Information provided:
• • •

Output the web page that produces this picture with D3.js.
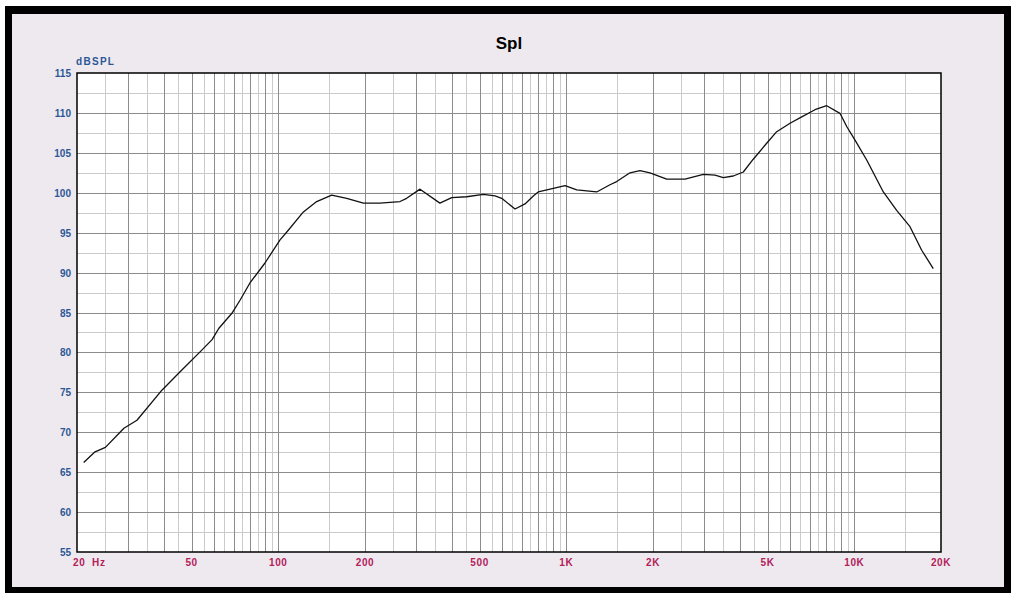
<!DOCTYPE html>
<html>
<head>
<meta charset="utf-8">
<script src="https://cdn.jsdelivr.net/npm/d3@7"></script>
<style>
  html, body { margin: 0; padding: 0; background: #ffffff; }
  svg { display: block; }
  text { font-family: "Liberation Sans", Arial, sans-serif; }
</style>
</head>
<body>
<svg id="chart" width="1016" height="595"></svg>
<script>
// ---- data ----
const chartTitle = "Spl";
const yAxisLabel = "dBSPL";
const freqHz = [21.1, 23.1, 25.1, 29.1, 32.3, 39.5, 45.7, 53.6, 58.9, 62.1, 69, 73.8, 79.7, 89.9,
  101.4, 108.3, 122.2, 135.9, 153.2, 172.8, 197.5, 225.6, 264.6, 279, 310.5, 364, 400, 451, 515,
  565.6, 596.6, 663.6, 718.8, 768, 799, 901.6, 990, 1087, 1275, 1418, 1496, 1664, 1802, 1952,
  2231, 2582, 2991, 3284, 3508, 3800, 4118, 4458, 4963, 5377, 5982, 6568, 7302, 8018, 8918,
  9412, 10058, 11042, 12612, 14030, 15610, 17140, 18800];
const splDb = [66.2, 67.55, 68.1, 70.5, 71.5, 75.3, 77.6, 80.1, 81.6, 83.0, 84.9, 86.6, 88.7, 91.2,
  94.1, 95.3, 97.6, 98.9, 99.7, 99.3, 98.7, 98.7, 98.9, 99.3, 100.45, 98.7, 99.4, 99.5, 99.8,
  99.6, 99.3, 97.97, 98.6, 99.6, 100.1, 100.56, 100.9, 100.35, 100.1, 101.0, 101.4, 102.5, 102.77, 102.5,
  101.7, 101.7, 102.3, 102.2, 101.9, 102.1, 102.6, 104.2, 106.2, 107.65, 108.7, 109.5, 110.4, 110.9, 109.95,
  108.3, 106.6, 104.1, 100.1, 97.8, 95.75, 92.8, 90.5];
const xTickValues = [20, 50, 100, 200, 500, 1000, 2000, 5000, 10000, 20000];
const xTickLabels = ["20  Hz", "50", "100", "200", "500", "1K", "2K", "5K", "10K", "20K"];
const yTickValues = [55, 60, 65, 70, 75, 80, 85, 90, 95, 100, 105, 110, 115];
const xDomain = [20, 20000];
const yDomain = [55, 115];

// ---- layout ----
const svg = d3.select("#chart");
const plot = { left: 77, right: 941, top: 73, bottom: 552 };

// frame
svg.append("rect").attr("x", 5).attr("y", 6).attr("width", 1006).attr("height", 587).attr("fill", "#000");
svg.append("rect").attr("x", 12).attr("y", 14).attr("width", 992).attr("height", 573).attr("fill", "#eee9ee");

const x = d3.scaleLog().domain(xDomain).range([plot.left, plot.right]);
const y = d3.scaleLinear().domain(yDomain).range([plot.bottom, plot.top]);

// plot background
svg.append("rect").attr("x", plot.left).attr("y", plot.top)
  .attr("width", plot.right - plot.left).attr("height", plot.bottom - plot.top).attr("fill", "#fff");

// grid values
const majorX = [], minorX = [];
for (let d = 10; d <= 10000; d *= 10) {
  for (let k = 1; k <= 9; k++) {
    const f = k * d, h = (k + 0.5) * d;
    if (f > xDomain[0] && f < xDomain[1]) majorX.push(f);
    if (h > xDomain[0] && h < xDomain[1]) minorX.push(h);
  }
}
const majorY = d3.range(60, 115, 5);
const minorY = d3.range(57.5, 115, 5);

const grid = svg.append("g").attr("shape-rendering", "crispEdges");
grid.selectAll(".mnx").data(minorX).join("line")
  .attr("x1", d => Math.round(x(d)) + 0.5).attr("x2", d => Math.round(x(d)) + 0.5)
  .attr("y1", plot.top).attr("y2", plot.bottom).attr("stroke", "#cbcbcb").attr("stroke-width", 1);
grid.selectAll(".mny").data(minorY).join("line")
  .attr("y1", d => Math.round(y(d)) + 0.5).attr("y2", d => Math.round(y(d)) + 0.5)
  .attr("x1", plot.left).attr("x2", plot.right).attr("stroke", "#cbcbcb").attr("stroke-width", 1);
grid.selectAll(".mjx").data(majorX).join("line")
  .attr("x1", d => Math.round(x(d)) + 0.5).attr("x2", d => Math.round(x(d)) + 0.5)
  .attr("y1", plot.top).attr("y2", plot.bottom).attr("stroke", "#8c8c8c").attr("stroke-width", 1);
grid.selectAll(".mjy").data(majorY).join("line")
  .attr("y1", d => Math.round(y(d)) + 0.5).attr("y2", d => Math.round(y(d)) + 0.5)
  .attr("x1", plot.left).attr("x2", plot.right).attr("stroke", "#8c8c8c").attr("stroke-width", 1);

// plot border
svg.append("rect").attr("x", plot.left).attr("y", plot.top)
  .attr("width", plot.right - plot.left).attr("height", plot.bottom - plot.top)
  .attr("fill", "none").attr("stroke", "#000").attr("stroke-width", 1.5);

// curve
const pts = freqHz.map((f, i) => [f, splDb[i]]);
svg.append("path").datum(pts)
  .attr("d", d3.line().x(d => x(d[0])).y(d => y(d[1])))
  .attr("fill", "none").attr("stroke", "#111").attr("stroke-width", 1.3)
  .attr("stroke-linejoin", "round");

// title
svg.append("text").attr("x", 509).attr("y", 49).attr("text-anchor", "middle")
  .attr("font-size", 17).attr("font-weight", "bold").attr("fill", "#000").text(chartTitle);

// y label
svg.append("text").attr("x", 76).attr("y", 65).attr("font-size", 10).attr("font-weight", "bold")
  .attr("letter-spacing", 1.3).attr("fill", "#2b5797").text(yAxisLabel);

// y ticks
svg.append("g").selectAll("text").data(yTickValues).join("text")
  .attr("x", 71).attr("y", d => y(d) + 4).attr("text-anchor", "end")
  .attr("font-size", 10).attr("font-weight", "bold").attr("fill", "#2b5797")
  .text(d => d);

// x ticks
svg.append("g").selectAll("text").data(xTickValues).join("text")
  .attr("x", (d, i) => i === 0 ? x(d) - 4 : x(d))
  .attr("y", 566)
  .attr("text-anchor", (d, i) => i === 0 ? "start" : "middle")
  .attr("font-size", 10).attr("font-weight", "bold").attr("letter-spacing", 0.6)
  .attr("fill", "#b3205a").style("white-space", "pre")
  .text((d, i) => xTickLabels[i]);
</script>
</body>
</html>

• • •

What you will do:
Your task is an exact transcription of all the data, minus the pictures.

Exercise solution:
Output the web page that produces this picture with D3.js.
<!DOCTYPE html>
<html>
<head>
<meta charset="utf-8">
<script src="https://cdn.jsdelivr.net/npm/d3@7"></script>
<style>
  html, body { margin: 0; padding: 0; background: #ffffff; }
  svg { display: block; }
  text { font-family: "Liberation Sans", Arial, sans-serif; }
</style>
</head>
<body>
<svg id="chart" width="1016" height="595"></svg>
<script>
// ---- data ----
const chartTitle = "Spl";
const yAxisLabel = "dBSPL";
const freqHz = [21.1, 23.1, 25.1, 29.1, 32.3, 39.5, 45.7, 53.6, 58.9, 62.1, 69, 73.8, 79.7, 89.9,
  101.4, 108.3, 122.2, 135.9, 153.2, 172.8, 197.5, 225.6, 264.6, 279, 310.5, 364, 400, 451, 515,
  565.6, 596.6, 663.6, 718.8, 768, 799, 901.6, 990, 1087, 1275, 1418, 1496, 1664, 1802, 1952,
  2231, 2582, 2991, 3284, 3508, 3800, 4118, 4458, 4963, 5377, 5982, 6568, 7302, 8018, 8918,
  9412, 10058, 11042, 12612, 14030, 15610, 17140, 18800];
const splDb = [66.2, 67.55, 68.1, 70.5, 71.5, 75.3, 77.6, 80.1, 81.6, 83.0, 84.9, 86.6, 88.7, 91.2,
  94.1, 95.3, 97.6, 98.9, 99.7, 99.3, 98.7, 98.7, 98.9, 99.3, 100.45, 98.7, 99.4, 99.5, 99.8,
  99.6, 99.3, 97.97, 98.6, 99.6, 100.1, 100.56, 100.9, 100.35, 100.1, 101.0, 101.4, 102.5, 102.77, 102.5,
  101.7, 101.7, 102.3, 102.2, 101.9, 102.1, 102.6, 104.2, 106.2, 107.65, 108.7, 109.5, 110.4, 110.9, 109.95,
  108.3, 106.6, 104.1, 100.1, 97.8, 95.75, 92.8, 90.5];
const xTickValues = [20, 50, 100, 200, 500, 1000, 2000, 5000, 10000, 20000];
const xTickLabels = ["20  Hz", "50", "100", "200", "500", "1K", "2K", "5K", "10K", "20K"];
const yTickValues = [55, 60, 65, 70, 75, 80, 85, 90, 95, 100, 105, 110, 115];
const xDomain = [20, 20000];
const yDomain = [55, 115];

// ---- layout ----
const svg = d3.select("#chart");
const plot = { left: 77, right: 941, top: 73, bottom: 552 };

// frame
svg.append("rect").attr("x", 5).attr("y", 6).attr("width", 1006).attr("height", 587).attr("fill", "#000");
svg.append("rect").attr("x", 12).attr("y", 14).attr("width", 992).attr("height", 573).attr("fill", "#eee9ee");

const x = d3.scaleLog().domain(xDomain).range([plot.left, plot.right]);
const y = d3.scaleLinear().domain(yDomain).range([plot.bottom, plot.top]);

// plot background
svg.append("rect").attr("x", plot.left).attr("y", plot.top)
  .attr("width", plot.right - plot.left).attr("height", plot.bottom - plot.top).attr("fill", "#fff");

// grid values
const majorX = [], minorX = [];
for (let d = 10; d <= 10000; d *= 10) {
  for (let k = 1; k <= 9; k++) {
    const f = k * d, h = (k + 0.5) * d;
    if (f > xDomain[0] && f < xDomain[1]) majorX.push(f);
    if (h > xDomain[0] && h < xDomain[1]) minorX.push(h);
  }
}
const majorY = d3.range(60, 115, 5);
const minorY = d3.range(57.5, 115, 5);

const grid = svg.append("g").attr("shape-rendering", "crispEdges");
grid.selectAll(".mnx").data(minorX).join("line")
  .attr("x1", d => Math.round(x(d)) + 0.5).attr("x2", d => Math.round(x(d)) + 0.5)
  .attr("y1", plot.top).attr("y2", plot.bottom).attr("stroke", "#cbcbcb").attr("stroke-width", 1);
grid.selectAll(".mny").data(minorY).join("line")
  .attr("y1", d => Math.round(y(d)) + 0.5).attr("y2", d => Math.round(y(d)) + 0.5)
  .attr("x1", plot.left).attr("x2", plot.right).attr("stroke", "#cbcbcb").attr("stroke-width", 1);
grid.selectAll(".mjx").data(majorX).join("line")
  .attr("x1", d => Math.round(x(d)) + 0.5).attr("x2", d => Math.round(x(d)) + 0.5)
  .attr("y1", plot.top).attr("y2", plot.bottom).attr("stroke", "#8c8c8c").attr("stroke-width", 1);
grid.selectAll(".mjy").data(majorY).join("line")
  .attr("y1", d => Math.round(y(d)) + 0.5).attr("y2", d => Math.round(y(d)) + 0.5)
  .attr("x1", plot.left).attr("x2", plot.right).attr("stroke", "#8c8c8c").attr("stroke-width", 1);

// plot border
svg.append("rect").attr("x", plot.left).attr("y", plot.top)
  .attr("width", plot.right - plot.left).attr("height", plot.bottom - plot.top)
  .attr("fill", "none").attr("stroke", "#000").attr("stroke-width", 1.5);

// curve
const pts = freqHz.map((f, i) => [f, splDb[i]]);
svg.append("path").datum(pts)
  .attr("d", d3.line().x(d => x(d[0])).y(d => y(d[1])))
  .attr("fill", "none").attr("stroke", "#111").attr("stroke-width", 1.3)
  .attr("stroke-linejoin", "round");

// title
svg.append("text").attr("x", 509).attr("y", 49).attr("text-anchor", "middle")
  .attr("font-size", 17).attr("font-weight", "bold").attr("fill", "#000").text(chartTitle);

// y label
svg.append("text").attr("x", 76).attr("y", 65).attr("font-size", 10).attr("font-weight", "bold")
  .attr("letter-spacing", 1.3).attr("fill", "#2b5797").text(yAxisLabel);

// y ticks
svg.append("g").selectAll("text").data(yTickValues).join("text")
  .attr("x", 71).attr("y", d => y(d) + 4).attr("text-anchor", "end")
  .attr("font-size", 10).attr("font-weight", "bold").attr("fill", "#2b5797")
  .text(d => d);

// x ticks
svg.append("g").selectAll("text").data(xTickValues).join("text")
  .attr("x", (d, i) => i === 0 ? x(d) - 4 : x(d))
  .attr("y", 566)
  .attr("text-anchor", (d, i) => i === 0 ? "start" : "middle")
  .attr("font-size", 10).attr("font-weight", "bold").attr("letter-spacing", 0.6)
  .attr("fill", "#b3205a").style("white-space", "pre")
  .text((d, i) => xTickLabels[i]);
</script>
</body>
</html>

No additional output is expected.